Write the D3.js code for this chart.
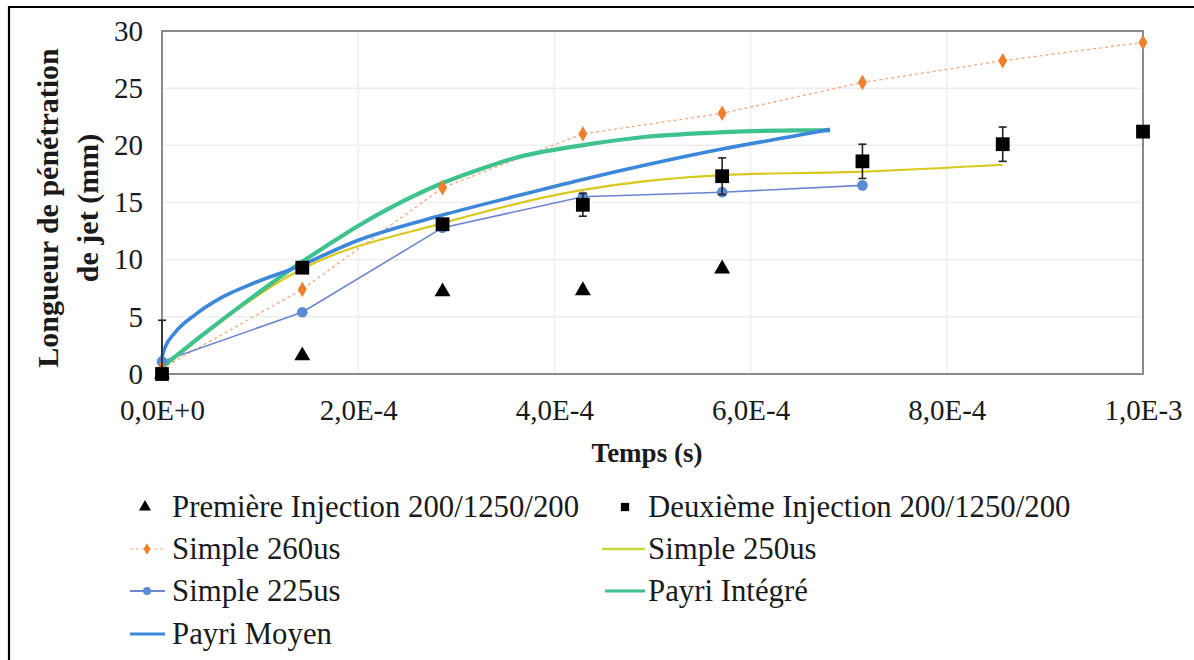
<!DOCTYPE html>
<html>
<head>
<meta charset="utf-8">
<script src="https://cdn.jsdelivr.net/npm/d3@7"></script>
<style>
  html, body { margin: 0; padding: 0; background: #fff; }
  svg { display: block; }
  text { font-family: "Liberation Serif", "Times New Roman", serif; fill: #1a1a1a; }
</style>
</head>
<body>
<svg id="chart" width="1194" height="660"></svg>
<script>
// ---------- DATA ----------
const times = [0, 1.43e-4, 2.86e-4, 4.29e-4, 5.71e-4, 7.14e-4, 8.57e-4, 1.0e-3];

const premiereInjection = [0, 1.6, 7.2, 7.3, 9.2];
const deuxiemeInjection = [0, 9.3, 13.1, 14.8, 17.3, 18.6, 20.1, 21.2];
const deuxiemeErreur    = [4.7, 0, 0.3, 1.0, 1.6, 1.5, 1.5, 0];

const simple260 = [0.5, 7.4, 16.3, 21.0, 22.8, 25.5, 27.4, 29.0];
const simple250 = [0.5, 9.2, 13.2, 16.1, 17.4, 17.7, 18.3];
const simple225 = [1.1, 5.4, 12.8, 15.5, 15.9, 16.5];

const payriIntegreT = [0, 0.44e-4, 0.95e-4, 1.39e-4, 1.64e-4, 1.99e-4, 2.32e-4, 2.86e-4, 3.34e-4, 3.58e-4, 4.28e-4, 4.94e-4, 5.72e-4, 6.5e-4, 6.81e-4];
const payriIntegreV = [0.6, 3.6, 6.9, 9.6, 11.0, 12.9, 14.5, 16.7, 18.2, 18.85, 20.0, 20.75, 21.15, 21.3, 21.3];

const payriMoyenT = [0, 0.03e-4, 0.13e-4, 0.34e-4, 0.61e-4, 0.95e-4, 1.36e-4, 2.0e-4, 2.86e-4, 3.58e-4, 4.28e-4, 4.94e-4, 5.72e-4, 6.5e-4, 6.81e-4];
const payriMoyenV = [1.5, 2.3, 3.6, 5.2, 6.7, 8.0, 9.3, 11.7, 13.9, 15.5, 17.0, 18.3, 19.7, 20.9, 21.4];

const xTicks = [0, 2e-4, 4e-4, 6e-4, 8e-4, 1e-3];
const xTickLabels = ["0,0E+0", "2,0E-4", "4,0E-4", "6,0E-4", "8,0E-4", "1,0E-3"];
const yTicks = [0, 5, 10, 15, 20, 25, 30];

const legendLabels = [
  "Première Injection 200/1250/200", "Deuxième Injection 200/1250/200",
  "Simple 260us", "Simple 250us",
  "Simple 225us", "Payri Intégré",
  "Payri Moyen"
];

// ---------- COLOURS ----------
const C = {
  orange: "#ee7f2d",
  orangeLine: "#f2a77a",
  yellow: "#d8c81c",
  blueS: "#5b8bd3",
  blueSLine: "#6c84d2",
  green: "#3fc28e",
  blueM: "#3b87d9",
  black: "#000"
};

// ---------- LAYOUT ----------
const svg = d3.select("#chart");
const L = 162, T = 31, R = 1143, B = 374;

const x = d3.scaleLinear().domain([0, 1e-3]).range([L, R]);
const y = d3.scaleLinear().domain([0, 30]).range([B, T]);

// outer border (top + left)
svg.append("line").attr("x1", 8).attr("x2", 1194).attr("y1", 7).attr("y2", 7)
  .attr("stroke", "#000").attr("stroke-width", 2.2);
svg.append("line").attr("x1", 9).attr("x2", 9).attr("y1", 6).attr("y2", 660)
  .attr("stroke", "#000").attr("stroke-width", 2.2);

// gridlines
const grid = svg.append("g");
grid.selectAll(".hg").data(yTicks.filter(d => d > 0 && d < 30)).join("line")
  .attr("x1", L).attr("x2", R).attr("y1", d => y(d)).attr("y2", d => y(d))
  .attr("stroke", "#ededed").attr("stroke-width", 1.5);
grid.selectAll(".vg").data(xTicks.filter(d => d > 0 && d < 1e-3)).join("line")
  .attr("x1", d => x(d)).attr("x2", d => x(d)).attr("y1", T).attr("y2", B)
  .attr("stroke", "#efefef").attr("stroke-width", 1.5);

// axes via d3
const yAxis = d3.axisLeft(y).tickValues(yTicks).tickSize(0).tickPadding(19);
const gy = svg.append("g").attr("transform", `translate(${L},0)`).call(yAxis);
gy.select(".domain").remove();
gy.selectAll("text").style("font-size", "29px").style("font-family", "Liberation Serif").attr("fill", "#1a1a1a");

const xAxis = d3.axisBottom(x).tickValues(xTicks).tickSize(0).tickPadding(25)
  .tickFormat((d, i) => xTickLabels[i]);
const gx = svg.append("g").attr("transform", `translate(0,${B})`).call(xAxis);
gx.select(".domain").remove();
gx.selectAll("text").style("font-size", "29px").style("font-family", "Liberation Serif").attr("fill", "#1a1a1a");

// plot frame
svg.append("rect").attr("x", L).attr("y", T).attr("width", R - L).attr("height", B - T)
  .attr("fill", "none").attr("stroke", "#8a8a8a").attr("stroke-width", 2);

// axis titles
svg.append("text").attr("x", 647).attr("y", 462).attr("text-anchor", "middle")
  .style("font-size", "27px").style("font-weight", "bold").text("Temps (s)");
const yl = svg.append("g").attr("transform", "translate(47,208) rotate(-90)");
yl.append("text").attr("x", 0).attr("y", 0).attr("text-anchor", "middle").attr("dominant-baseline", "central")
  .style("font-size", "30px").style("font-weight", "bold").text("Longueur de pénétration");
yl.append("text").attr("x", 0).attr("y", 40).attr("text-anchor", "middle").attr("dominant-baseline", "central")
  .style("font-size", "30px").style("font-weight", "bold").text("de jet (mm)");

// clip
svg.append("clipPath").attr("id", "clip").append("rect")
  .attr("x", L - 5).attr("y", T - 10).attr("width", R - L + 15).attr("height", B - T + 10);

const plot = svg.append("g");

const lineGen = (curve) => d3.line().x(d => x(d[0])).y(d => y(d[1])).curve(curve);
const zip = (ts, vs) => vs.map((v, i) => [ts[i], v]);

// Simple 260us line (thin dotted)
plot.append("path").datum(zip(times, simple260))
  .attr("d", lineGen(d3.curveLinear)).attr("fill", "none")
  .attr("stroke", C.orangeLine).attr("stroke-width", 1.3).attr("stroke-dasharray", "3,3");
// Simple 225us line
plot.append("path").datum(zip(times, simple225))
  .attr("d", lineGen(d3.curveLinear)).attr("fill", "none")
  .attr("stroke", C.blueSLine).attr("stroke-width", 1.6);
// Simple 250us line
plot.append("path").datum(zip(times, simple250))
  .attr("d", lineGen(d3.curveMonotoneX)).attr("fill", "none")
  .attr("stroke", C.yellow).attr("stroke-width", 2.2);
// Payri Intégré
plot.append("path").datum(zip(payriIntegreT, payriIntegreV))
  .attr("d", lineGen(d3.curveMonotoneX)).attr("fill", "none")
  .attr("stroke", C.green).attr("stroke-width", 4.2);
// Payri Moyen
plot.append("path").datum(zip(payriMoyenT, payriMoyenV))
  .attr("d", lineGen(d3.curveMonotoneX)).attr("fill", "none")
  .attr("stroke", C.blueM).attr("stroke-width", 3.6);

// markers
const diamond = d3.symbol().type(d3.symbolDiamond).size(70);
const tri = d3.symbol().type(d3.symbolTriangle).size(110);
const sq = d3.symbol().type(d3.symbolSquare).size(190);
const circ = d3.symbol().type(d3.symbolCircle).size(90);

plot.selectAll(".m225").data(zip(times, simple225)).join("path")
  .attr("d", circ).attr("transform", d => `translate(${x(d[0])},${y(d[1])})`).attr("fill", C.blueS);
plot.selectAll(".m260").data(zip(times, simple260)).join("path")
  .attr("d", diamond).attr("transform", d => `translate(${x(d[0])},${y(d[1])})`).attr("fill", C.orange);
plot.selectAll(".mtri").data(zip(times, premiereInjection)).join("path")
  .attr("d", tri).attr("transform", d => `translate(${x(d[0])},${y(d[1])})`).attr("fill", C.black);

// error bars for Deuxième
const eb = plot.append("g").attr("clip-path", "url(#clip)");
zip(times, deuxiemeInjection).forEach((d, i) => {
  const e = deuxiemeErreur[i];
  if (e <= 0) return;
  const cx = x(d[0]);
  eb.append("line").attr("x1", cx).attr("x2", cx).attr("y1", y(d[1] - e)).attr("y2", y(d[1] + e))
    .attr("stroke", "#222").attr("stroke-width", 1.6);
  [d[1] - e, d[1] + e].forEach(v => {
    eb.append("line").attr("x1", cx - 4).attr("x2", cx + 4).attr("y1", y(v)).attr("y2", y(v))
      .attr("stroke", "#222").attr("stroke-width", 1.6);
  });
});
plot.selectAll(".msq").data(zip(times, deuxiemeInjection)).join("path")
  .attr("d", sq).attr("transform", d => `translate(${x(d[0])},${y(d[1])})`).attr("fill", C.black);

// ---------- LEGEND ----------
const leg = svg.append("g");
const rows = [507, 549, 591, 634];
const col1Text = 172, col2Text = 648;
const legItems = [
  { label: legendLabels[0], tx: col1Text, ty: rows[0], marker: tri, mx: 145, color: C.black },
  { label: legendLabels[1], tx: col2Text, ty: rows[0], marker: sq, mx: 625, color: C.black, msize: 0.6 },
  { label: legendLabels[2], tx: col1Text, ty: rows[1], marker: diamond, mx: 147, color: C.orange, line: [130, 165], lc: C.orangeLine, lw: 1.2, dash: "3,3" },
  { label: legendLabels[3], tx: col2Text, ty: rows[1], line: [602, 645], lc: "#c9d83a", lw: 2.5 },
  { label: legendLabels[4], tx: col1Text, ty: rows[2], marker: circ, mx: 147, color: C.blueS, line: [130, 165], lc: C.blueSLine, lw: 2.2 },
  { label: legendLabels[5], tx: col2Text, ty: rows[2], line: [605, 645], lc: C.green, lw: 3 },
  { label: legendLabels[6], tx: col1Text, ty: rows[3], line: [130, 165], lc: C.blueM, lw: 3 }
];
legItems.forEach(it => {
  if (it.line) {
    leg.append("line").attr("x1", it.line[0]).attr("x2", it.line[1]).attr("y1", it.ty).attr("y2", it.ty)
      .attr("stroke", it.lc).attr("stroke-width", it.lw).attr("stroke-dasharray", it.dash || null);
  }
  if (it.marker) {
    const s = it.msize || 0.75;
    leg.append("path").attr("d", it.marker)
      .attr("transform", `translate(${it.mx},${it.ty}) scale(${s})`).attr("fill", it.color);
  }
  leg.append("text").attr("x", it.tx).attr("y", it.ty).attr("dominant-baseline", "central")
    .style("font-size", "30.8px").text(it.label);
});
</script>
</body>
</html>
▬▬▬▬▬▬
With all pictures left out, please transcribe exactly the lines from the start of the material through the line with "21.15, 21.3, 21.3];".

Write the D3.js code for this chart.
<!DOCTYPE html>
<html>
<head>
<meta charset="utf-8">
<script src="https://cdn.jsdelivr.net/npm/d3@7"></script>
<style>
  html, body { margin: 0; padding: 0; background: #fff; }
  svg { display: block; }
  text { font-family: "Liberation Serif", "Times New Roman", serif; fill: #1a1a1a; }
</style>
</head>
<body>
<svg id="chart" width="1194" height="660"></svg>
<script>
// ---------- DATA ----------
const times = [0, 1.43e-4, 2.86e-4, 4.29e-4, 5.71e-4, 7.14e-4, 8.57e-4, 1.0e-3];

const premiereInjection = [0, 1.6, 7.2, 7.3, 9.2];
const deuxiemeInjection = [0, 9.3, 13.1, 14.8, 17.3, 18.6, 20.1, 21.2];
const deuxiemeErreur    = [4.7, 0, 0.3, 1.0, 1.6, 1.5, 1.5, 0];

const simple260 = [0.5, 7.4, 16.3, 21.0, 22.8, 25.5, 27.4, 29.0];
const simple250 = [0.5, 9.2, 13.2, 16.1, 17.4, 17.7, 18.3];
const simple225 = [1.1, 5.4, 12.8, 15.5, 15.9, 16.5];

const payriIntegreT = [0, 0.44e-4, 0.95e-4, 1.39e-4, 1.64e-4, 1.99e-4, 2.32e-4, 2.86e-4, 3.34e-4, 3.58e-4, 4.28e-4, 4.94e-4, 5.72e-4, 6.5e-4, 6.81e-4];
const payriIntegreV = [0.6, 3.6, 6.9, 9.6, 11.0, 12.9, 14.5, 16.7, 18.2, 18.85, 20.0, 20.75, 21.15, 21.3, 21.3];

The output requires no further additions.